══ Records to process
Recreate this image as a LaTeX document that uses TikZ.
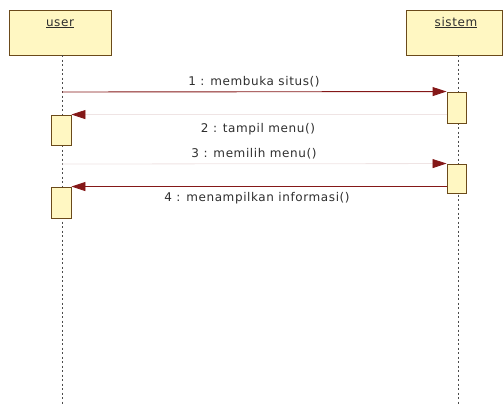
\documentclass[tikz,border=0pt]{standalone}
\usepackage{fontspec}
\setmainfont{DejaVu Sans}[LetterSpace=5]
\usetikzlibrary{arrows.meta}
\definecolor{boxfill}{HTML}{FFF7C2}
\definecolor{boxline}{HTML}{6B4A1A}
\definecolor{msgred}{HTML}{841818}
\definecolor{faint}{HTML}{EFE4E4}
\definecolor{txt}{HTML}{2E2E2E}
\tikzset{
  x=1pt, y=-1pt,
  head/.style={draw=boxline, fill=boxfill, line width=0.9pt, inner sep=0pt},
  headtext/.style={text=txt, font=\fontsize{12}{14}\selectfont, anchor=base, inner sep=0pt},
  actbox/.style={draw=boxline, fill=boxfill, line width=0.9pt, inner sep=0pt, minimum width=19pt},
  lifeline/.style={draw=black!70, line width=1pt, dash pattern=on 2pt off 2.5pt},
  msg/.style={draw=msgred, line width=0.9pt, -{Triangle[length=14pt,width=9pt,fill=msgred]}},
  faintmsg/.style={draw=faint, line width=0.8pt, -{Triangle[length=14pt,width=9pt,color=msgred,fill=msgred]}},
  msgtext/.style={text=txt, font=\fontsize{12}{14}\selectfont, anchor=base, inner sep=0pt},
}
\begin{document}
\begin{tikzpicture}
\useasboundingbox (0,0) rectangle (503,405);
% object heads
\node[head, minimum width=102pt, minimum height=45pt] (user) at (60,32.5) {};
\node[head, minimum width=96pt, minimum height=45pt] (sistem) at (454,32.5) {};
\node[headtext] (userlbl) at (60,26) {\underline{user}};
\node[headtext] (sistemlbl) at (456,26) {\underline{sistem}};
% lifelines
\coordinate (uTop) at (62,55);
\coordinate (uEnd) at (62,405);
\coordinate (sTop) at (458,55);
\coordinate (sEnd) at (458,405);
\draw[lifeline] (uTop) -- (uEnd);
\draw[lifeline] (sTop) -- (sEnd);
% activation bars
\node[actbox, minimum width=20pt, minimum height=30pt] (ua1) at (61,130) {};
\node[actbox, minimum width=20pt, minimum height=31pt] (ua2) at (61,202.5) {};
\node[actbox, minimum height=31pt] (sa1) at (456.5,107.5) {};
\node[actbox, minimum height=29pt] (sa2) at (456.5,178.5) {};
% messages
\coordinate (m1s) at (62,92);
\coordinate (m3s) at (62,164);
\draw[msg] (m1s) -- (sa1.north west);
\draw[faintmsg] (sa1.west |- ua1.north) -- (ua1.north east);
\draw[faintmsg] (m3s) -- (sa2.north west);
\draw[msg] (sa2.west |- ua2.north) -- (ua2.north east);
% message labels
\node[msgtext] (l1) at (254,85) {1 : membuka situs()};
\node[msgtext] (l2) at (258,132) {2 : tampil menu()};
\node[msgtext] (l3) at (254,157) {3 : memilih menu()};
\node[msgtext] (l4) at (257,201) {4 : menampilkan informasi()};
\end{tikzpicture}
\end{document}
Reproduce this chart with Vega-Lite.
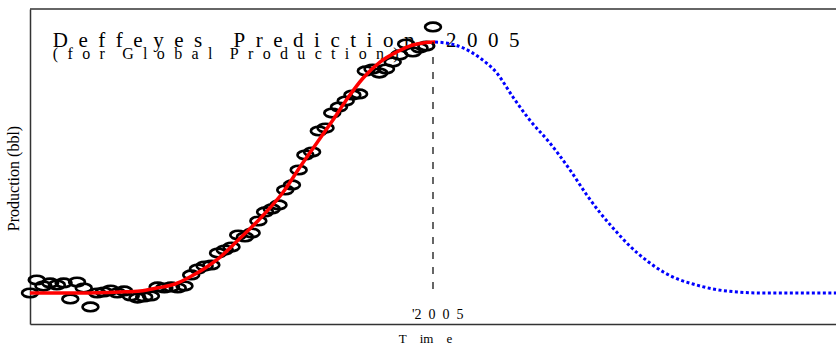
{
  "$schema": "https://vega.github.io/schema/vega-lite/v6.json",
  "width": 806,
  "height": 315,
  "autosize": "none",
  "padding": {"left": 30, "top": 9, "right": 0, "bottom": 21},
  "background": "white",
  "config": {
    "view": {"stroke": null},
    "font": "Liberation Serif",
    "axis": {"domainColor": "#333", "domainWidth": 1.5, "ticks": false, "labels": false, "grid": false, "titleFont": "Liberation Serif", "titleFontWeight": "normal", "titleColor": "black"}
  },
  "datasets": {
    "obs": [
      {"year": 1945, "prod": 9.84}, {"year": 1946, "prod": 13.97}, {"year": 1947, "prod": 12.06}, {"year": 1948, "prod": 13.02},
      {"year": 1949, "prod": 12.38}, {"year": 1950, "prod": 13.02}, {"year": 1951, "prod": 7.94}, {"year": 1952, "prod": 13.33},
      {"year": 1953, "prod": 11.43}, {"year": 1954, "prod": 5.40}, {"year": 1955, "prod": 9.84}, {"year": 1956, "prod": 10.16},
      {"year": 1957, "prod": 10.79}, {"year": 1958, "prod": 9.84}, {"year": 1959, "prod": 10.48}, {"year": 1960, "prod": 8.89},
      {"year": 1961, "prod": 8.25}, {"year": 1962, "prod": 8.57}, {"year": 1963, "prod": 8.89}, {"year": 1964, "prod": 11.75},
      {"year": 1965, "prod": 11.43}, {"year": 1966, "prod": 11.75}, {"year": 1967, "prod": 11.43}, {"year": 1968, "prod": 12.06},
      {"year": 1969, "prod": 15.56}, {"year": 1970, "prod": 17.46}, {"year": 1971, "prod": 18.41}, {"year": 1972, "prod": 18.73},
      {"year": 1973, "prod": 22.54}, {"year": 1974, "prod": 23.49}, {"year": 1975, "prod": 24.44}, {"year": 1976, "prod": 28.25},
      {"year": 1977, "prod": 27.62}, {"year": 1978, "prod": 28.89}, {"year": 1979, "prod": 32.70}, {"year": 1980, "prod": 35.56},
      {"year": 1981, "prod": 36.51}, {"year": 1982, "prod": 37.78}, {"year": 1983, "prod": 42.54}, {"year": 1984, "prod": 44.13},
      {"year": 1985, "prod": 48.89}, {"year": 1986, "prod": 53.65}, {"year": 1987, "prod": 54.60}, {"year": 1988, "prod": 61.27},
      {"year": 1989, "prod": 62.22}, {"year": 1990, "prod": 66.98}, {"year": 1991, "prod": 68.89}, {"year": 1992, "prod": 70.79},
      {"year": 1993, "prod": 72.70}, {"year": 1994, "prod": 73.02}, {"year": 1995, "prod": 80.32}, {"year": 1996, "prod": 80.95},
      {"year": 1997, "prod": 79.68}, {"year": 1998, "prod": 80.95}, {"year": 1999, "prod": 83.17}, {"year": 2000, "prod": 85.40},
      {"year": 2001, "prod": 88.89}, {"year": 2002, "prod": 86.35}, {"year": 2003, "prod": 87.62}, {"year": 2004, "prod": 88.25},
      {"year": 2005, "prod": 94.29}
    ],
    "fit": [
      {"year": 1945.0, "prod": 9.84}, {"year": 1952.4, "prod": 9.84}, {"year": 1958.4, "prod": 10.16}, {"year": 1961.4, "prod": 10.48},
      {"year": 1963.9, "prod": 11.43}, {"year": 1966.6, "prod": 12.70}, {"year": 1968.8, "prod": 14.92}, {"year": 1971.1, "prod": 17.78},
      {"year": 1972.8, "prod": 20.32}, {"year": 1976.0, "prod": 26.67}, {"year": 1979.2, "prod": 33.33}, {"year": 1982.7, "prod": 41.90},
      {"year": 1985.2, "prod": 49.84}, {"year": 1987.7, "prod": 57.46}, {"year": 1990.1, "prod": 64.76}, {"year": 1992.2, "prod": 71.43},
      {"year": 1994.6, "prod": 78.10}, {"year": 1997.1, "prod": 83.17}, {"year": 1999.6, "prod": 86.35}, {"year": 2002.0, "prod": 88.57},
      {"year": 2004.0, "prod": 89.40}, {"year": 2005.3, "prod": 89.52}
    ],
    "pred": [
      {"year": 2005.3, "prod": 89.52}, {"year": 2007.5, "prod": 89.0}, {"year": 2009.5, "prod": 87.62}, {"year": 2012.0, "prod": 84.44},
      {"year": 2014.5, "prod": 79.68}, {"year": 2016.9, "prod": 72.06}, {"year": 2019.4, "prod": 64.76}, {"year": 2022.4, "prod": 57.46},
      {"year": 2025.4, "prod": 48.89}, {"year": 2027.9, "prod": 40.95}, {"year": 2029.9, "prod": 35.24}, {"year": 2031.8, "prod": 30.48},
      {"year": 2034.3, "prod": 24.76}, {"year": 2036.9, "prod": 20.00}, {"year": 2039.3, "prod": 16.51}, {"year": 2041.8, "prod": 13.97},
      {"year": 2043.7, "prod": 12.70}, {"year": 2046.7, "prod": 11.11}, {"year": 2050.3, "prod": 10.16}, {"year": 2054.1, "prod": 9.84},
      {"year": 2059.2, "prod": 9.84}, {"year": 2065.0, "prod": 9.84}
    ],
    "peakline": [{"year": 2005, "top": 89.52, "bottom": 9.84}],
    "frame": [{"prod": 100}]
  },
  "layer": [
    {
      "data": {"values": [{"label": "D\u2002e\u2002f\u2002f\u2002e\u2002y\u2002e\u2002s\u2003\u2002P\u2002r\u2002e\u2002d\u2002i\u2002c\u2002t\u2002i\u2002o\u2002n\u2003\u20022\u20020\u20020\u20025", "year": 1948.4, "prod": 87.94}]},
      "mark": {"type": "text", "align": "left", "baseline": "alphabetic", "fontSize": 21, "font": "Liberation Serif", "color": "black"},
      "encoding": {
        "x": {"field": "year", "type": "quantitative", "scale": {"domain": [1945, 2065], "nice": false, "zero": false}, "axis": {"orient": "bottom", "title": "T\u2003im\u2003e", "titleFontSize": 13, "titlePadding": 8, "titleX": 395}},
        "y": {"field": "prod", "type": "quantitative", "scale": {"domain": [0, 100], "nice": false, "zero": false}, "axis": {"orient": "left", "title": "Production (bbl)", "titleFontSize": 16, "titlePadding": 9, "titleY": 169}},
        "text": {"field": "label"}
      }
    },
    {
      "data": {"values": [{"label": "(\u2002\u200af\u2002\u200ao\u2002\u200ar\u2003\u200aG\u2002\u200al\u2002\u200ao\u2002\u200ab\u2002\u200aa\u2002\u200al\u2003\u200aP\u2002\u200ar\u2002\u200ao\u2002\u200ad\u2002\u200au\u2002\u200ac\u2002\u200at\u2002\u200ai\u2002\u200ao\u2002\u200an\u2002\u200a)", "year": 1948.4, "prod": 83.97}]},
      "mark": {"type": "text", "align": "left", "baseline": "alphabetic", "fontSize": 16, "font": "Liberation Serif", "color": "black"},
      "encoding": {
        "x": {"field": "year", "type": "quantitative"},
        "y": {"field": "prod", "type": "quantitative"},
        "text": {"field": "label"}
      }
    },
    {
      "data": {"values": [{"label": "'2\u20020\u20020\u20025", "year": 2005.7, "prod": 1.59}]},
      "mark": {"type": "text", "align": "center", "baseline": "alphabetic", "fontSize": 14, "font": "Liberation Serif", "color": "black"},
      "encoding": {
        "x": {"field": "year", "type": "quantitative"},
        "y": {"field": "prod", "type": "quantitative"},
        "text": {"field": "label"}
      }
    },
    {
      "data": {"name": "obs"},
      "mark": {"type": "point", "shape": "M-1,0A1,0.54,0,1,0,1,0A1,0.54,0,1,0,-1,0Z", "size": 250, "filled": false, "color": "black", "strokeWidth": 2.7, "opacity": 1},
      "encoding": {
        "x": {"field": "year", "type": "quantitative"},
        "y": {"field": "prod", "type": "quantitative"}
      }
    },
    {
      "data": {"name": "fit"},
      "mark": {"type": "line", "color": "#ff0000", "strokeWidth": 3.5, "interpolate": "monotone"},
      "encoding": {
        "x": {"field": "year", "type": "quantitative"},
        "y": {"field": "prod", "type": "quantitative"}
      }
    },
    {
      "data": {"name": "pred"},
      "mark": {"type": "line", "color": "#0000ff", "strokeWidth": 3, "strokeDash": [3, 2.5], "interpolate": "monotone"},
      "encoding": {
        "x": {"field": "year", "type": "quantitative"},
        "y": {"field": "prod", "type": "quantitative"}
      }
    },
    {
      "data": {"name": "peakline"},
      "mark": {"type": "rule", "color": "black", "strokeWidth": 1.2, "strokeDash": [7, 8]},
      "encoding": {
        "x": {"field": "year", "type": "quantitative"},
        "y": {"field": "top", "type": "quantitative"},
        "y2": {"field": "bottom"}
      }
    },
    {
      "data": {"name": "frame"},
      "mark": {"type": "rule", "color": "#333", "strokeWidth": 1.5},
      "encoding": {
        "y": {"field": "prod", "type": "quantitative"}
      }
    }
  ]
}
════
▶ _Aim of the exercise_:
Copy all lines from the listing that contain "this".

▶ _The answer_:
Recreate this image as a LaTeX document that uses TikZ.
Reproduce this chart with Vega-Lite.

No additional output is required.